Information shown >>
::::::

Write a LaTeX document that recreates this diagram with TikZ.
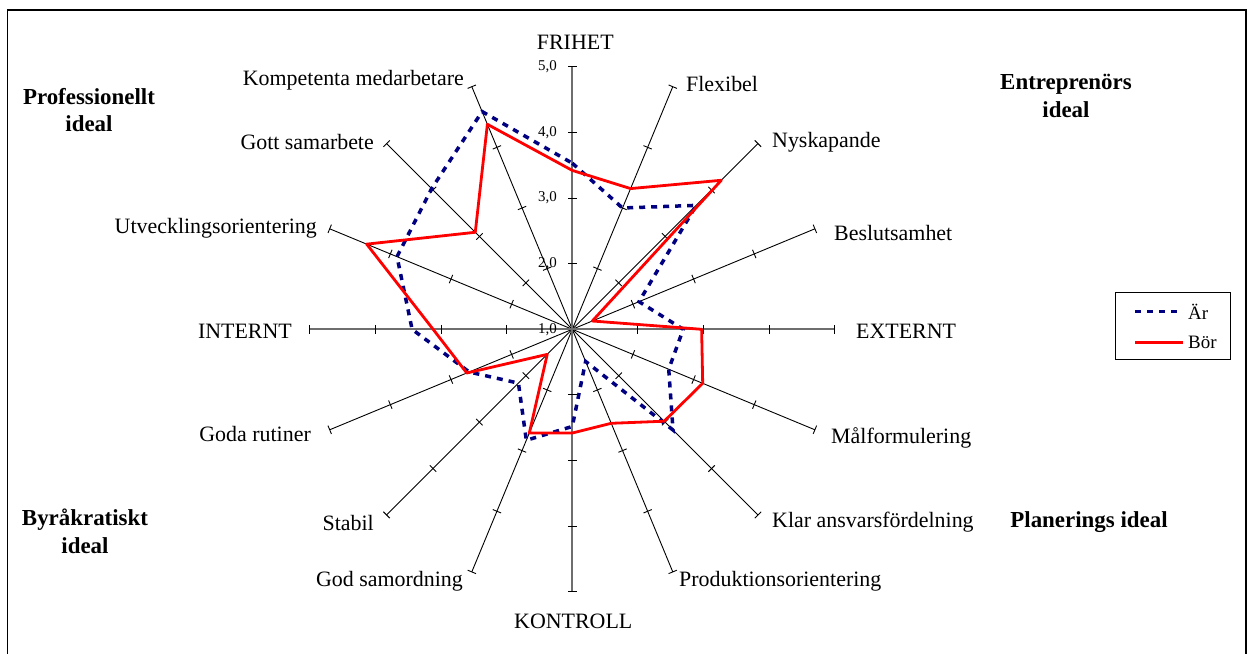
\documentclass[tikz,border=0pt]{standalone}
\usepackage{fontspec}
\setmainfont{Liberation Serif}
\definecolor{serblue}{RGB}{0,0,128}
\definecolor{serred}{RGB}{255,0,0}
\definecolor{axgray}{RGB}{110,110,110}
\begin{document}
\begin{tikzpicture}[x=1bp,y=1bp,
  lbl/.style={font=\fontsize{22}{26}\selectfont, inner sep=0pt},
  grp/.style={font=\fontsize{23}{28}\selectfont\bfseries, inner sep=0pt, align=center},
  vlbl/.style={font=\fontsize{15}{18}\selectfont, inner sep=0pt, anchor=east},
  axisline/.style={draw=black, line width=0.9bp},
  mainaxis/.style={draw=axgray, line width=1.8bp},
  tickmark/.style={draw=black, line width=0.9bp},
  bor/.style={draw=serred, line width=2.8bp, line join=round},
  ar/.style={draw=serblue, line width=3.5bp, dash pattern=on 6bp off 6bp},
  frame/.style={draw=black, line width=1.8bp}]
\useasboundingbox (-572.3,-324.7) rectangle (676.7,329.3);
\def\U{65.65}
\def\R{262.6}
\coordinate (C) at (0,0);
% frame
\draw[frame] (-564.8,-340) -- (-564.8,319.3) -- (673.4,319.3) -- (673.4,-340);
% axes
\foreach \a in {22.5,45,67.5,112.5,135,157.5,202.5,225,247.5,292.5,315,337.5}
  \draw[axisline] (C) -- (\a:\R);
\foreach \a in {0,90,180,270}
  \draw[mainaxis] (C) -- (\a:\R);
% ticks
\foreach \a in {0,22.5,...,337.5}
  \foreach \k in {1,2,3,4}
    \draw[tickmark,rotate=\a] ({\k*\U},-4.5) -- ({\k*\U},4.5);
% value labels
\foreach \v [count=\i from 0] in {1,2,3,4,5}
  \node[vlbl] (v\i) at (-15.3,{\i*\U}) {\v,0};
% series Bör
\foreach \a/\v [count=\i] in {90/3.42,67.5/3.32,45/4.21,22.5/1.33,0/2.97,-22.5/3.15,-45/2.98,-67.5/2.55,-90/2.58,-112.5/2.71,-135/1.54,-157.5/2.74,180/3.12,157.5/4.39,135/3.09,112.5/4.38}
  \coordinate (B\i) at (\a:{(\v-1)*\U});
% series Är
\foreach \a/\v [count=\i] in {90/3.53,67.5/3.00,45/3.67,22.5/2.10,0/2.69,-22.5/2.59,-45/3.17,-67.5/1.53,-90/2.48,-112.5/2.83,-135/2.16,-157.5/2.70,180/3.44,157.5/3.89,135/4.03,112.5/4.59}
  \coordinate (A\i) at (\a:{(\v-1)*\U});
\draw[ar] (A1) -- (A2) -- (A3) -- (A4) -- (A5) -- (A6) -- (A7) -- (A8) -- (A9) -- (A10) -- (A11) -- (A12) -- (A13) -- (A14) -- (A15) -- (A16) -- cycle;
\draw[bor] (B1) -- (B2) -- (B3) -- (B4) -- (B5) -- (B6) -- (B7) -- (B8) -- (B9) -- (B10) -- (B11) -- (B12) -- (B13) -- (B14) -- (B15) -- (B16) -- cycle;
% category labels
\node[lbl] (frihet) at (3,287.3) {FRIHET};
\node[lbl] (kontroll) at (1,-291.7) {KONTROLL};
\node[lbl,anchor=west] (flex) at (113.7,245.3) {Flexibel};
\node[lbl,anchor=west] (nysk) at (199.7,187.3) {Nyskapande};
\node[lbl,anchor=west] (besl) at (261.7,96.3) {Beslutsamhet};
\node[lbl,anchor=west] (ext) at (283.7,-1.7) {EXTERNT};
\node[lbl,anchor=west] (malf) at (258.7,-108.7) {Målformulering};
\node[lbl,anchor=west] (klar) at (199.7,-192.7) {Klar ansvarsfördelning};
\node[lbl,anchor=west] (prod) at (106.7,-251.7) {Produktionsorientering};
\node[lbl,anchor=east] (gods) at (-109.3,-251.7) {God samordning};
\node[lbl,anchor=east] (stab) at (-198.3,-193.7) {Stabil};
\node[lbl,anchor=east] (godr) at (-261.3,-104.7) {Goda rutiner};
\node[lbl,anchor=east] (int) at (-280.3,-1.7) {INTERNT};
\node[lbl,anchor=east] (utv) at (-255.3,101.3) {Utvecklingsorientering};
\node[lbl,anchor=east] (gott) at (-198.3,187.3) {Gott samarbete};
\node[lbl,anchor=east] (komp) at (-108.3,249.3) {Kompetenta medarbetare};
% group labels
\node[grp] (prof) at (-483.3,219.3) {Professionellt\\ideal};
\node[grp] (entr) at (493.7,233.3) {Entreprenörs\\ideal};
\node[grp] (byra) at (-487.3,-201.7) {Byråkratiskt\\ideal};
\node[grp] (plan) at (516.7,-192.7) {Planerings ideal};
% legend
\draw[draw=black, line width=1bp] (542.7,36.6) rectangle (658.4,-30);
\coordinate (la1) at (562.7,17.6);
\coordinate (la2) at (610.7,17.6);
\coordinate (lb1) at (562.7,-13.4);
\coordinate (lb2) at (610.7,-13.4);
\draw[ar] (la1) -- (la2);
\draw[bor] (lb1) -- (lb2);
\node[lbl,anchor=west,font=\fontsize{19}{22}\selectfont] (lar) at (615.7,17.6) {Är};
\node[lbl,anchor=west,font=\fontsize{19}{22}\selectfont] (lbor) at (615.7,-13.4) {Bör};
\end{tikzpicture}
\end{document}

::::::

Task >>
Please transcribe the material above exactly as written. Leave the pictures out.

Exercise response >>
Write a LaTeX document that recreates this diagram with TikZ.
\documentclass[tikz,border=0pt]{standalone}
\usepackage{fontspec}
\setmainfont{Liberation Serif}
\definecolor{serblue}{RGB}{0,0,128}
\definecolor{serred}{RGB}{255,0,0}
\definecolor{axgray}{RGB}{110,110,110}
\begin{document}
\begin{tikzpicture}[x=1bp,y=1bp,
  lbl/.style={font=\fontsize{22}{26}\selectfont, inner sep=0pt},
  grp/.style={font=\fontsize{23}{28}\selectfont\bfseries, inner sep=0pt, align=center},
  vlbl/.style={font=\fontsize{15}{18}\selectfont, inner sep=0pt, anchor=east},
  axisline/.style={draw=black, line width=0.9bp},
  mainaxis/.style={draw=axgray, line width=1.8bp},
  tickmark/.style={draw=black, line width=0.9bp},
  bor/.style={draw=serred, line width=2.8bp, line join=round},
  ar/.style={draw=serblue, line width=3.5bp, dash pattern=on 6bp off 6bp},
  frame/.style={draw=black, line width=1.8bp}]
\useasboundingbox (-572.3,-324.7) rectangle (676.7,329.3);
\def\U{65.65}
\def\R{262.6}
\coordinate (C) at (0,0);
% frame
\draw[frame] (-564.8,-340) -- (-564.8,319.3) -- (673.4,319.3) -- (673.4,-340);
% axes
\foreach \a in {22.5,45,67.5,112.5,135,157.5,202.5,225,247.5,292.5,315,337.5}
  \draw[axisline] (C) -- (\a:\R);
\foreach \a in {0,90,180,270}
  \draw[mainaxis] (C) -- (\a:\R);
% ticks
\foreach \a in {0,22.5,...,337.5}
  \foreach \k in {1,2,3,4}
    \draw[tickmark,rotate=\a] ({\k*\U},-4.5) -- ({\k*\U},4.5);
% value labels
\foreach \v [count=\i from 0] in {1,2,3,4,5}
  \node[vlbl] (v\i) at (-15.3,{\i*\U}) {\v,0};
% series Bör
\foreach \a/\v [count=\i] in {90/3.42,67.5/3.32,45/4.21,22.5/1.33,0/2.97,-22.5/3.15,-45/2.98,-67.5/2.55,-90/2.58,-112.5/2.71,-135/1.54,-157.5/2.74,180/3.12,157.5/4.39,135/3.09,112.5/4.38}
  \coordinate (B\i) at (\a:{(\v-1)*\U});
% series Är
\foreach \a/\v [count=\i] in {90/3.53,67.5/3.00,45/3.67,22.5/2.10,0/2.69,-22.5/2.59,-45/3.17,-67.5/1.53,-90/2.48,-112.5/2.83,-135/2.16,-157.5/2.70,180/3.44,157.5/3.89,135/4.03,112.5/4.59}
  \coordinate (A\i) at (\a:{(\v-1)*\U});
\draw[ar] (A1) -- (A2) -- (A3) -- (A4) -- (A5) -- (A6) -- (A7) -- (A8) -- (A9) -- (A10) -- (A11) -- (A12) -- (A13) -- (A14) -- (A15) -- (A16) -- cycle;
\draw[bor] (B1) -- (B2) -- (B3) -- (B4) -- (B5) -- (B6) -- (B7) -- (B8) -- (B9) -- (B10) -- (B11) -- (B12) -- (B13) -- (B14) -- (B15) -- (B16) -- cycle;
% category labels
\node[lbl] (frihet) at (3,287.3) {FRIHET};
\node[lbl] (kontroll) at (1,-291.7) {KONTROLL};
\node[lbl,anchor=west] (flex) at (113.7,245.3) {Flexibel};
\node[lbl,anchor=west] (nysk) at (199.7,187.3) {Nyskapande};
\node[lbl,anchor=west] (besl) at (261.7,96.3) {Beslutsamhet};
\node[lbl,anchor=west] (ext) at (283.7,-1.7) {EXTERNT};
\node[lbl,anchor=west] (malf) at (258.7,-108.7) {Målformulering};
\node[lbl,anchor=west] (klar) at (199.7,-192.7) {Klar ansvarsfördelning};
\node[lbl,anchor=west] (prod) at (106.7,-251.7) {Produktionsorientering};
\node[lbl,anchor=east] (gods) at (-109.3,-251.7) {God samordning};
\node[lbl,anchor=east] (stab) at (-198.3,-193.7) {Stabil};
\node[lbl,anchor=east] (godr) at (-261.3,-104.7) {Goda rutiner};
\node[lbl,anchor=east] (int) at (-280.3,-1.7) {INTERNT};
\node[lbl,anchor=east] (utv) at (-255.3,101.3) {Utvecklingsorientering};
\node[lbl,anchor=east] (gott) at (-198.3,187.3) {Gott samarbete};
\node[lbl,anchor=east] (komp) at (-108.3,249.3) {Kompetenta medarbetare};
% group labels
\node[grp] (prof) at (-483.3,219.3) {Professionellt\\ideal};
\node[grp] (entr) at (493.7,233.3) {Entreprenörs\\ideal};
\node[grp] (byra) at (-487.3,-201.7) {Byråkratiskt\\ideal};
\node[grp] (plan) at (516.7,-192.7) {Planerings ideal};
% legend
\draw[draw=black, line width=1bp] (542.7,36.6) rectangle (658.4,-30);
\coordinate (la1) at (562.7,17.6);
\coordinate (la2) at (610.7,17.6);
\coordinate (lb1) at (562.7,-13.4);
\coordinate (lb2) at (610.7,-13.4);
\draw[ar] (la1) -- (la2);
\draw[bor] (lb1) -- (lb2);
\node[lbl,anchor=west,font=\fontsize{19}{22}\selectfont] (lar) at (615.7,17.6) {Är};
\node[lbl,anchor=west,font=\fontsize{19}{22}\selectfont] (lbor) at (615.7,-13.4) {Bör};
\end{tikzpicture}
\end{document}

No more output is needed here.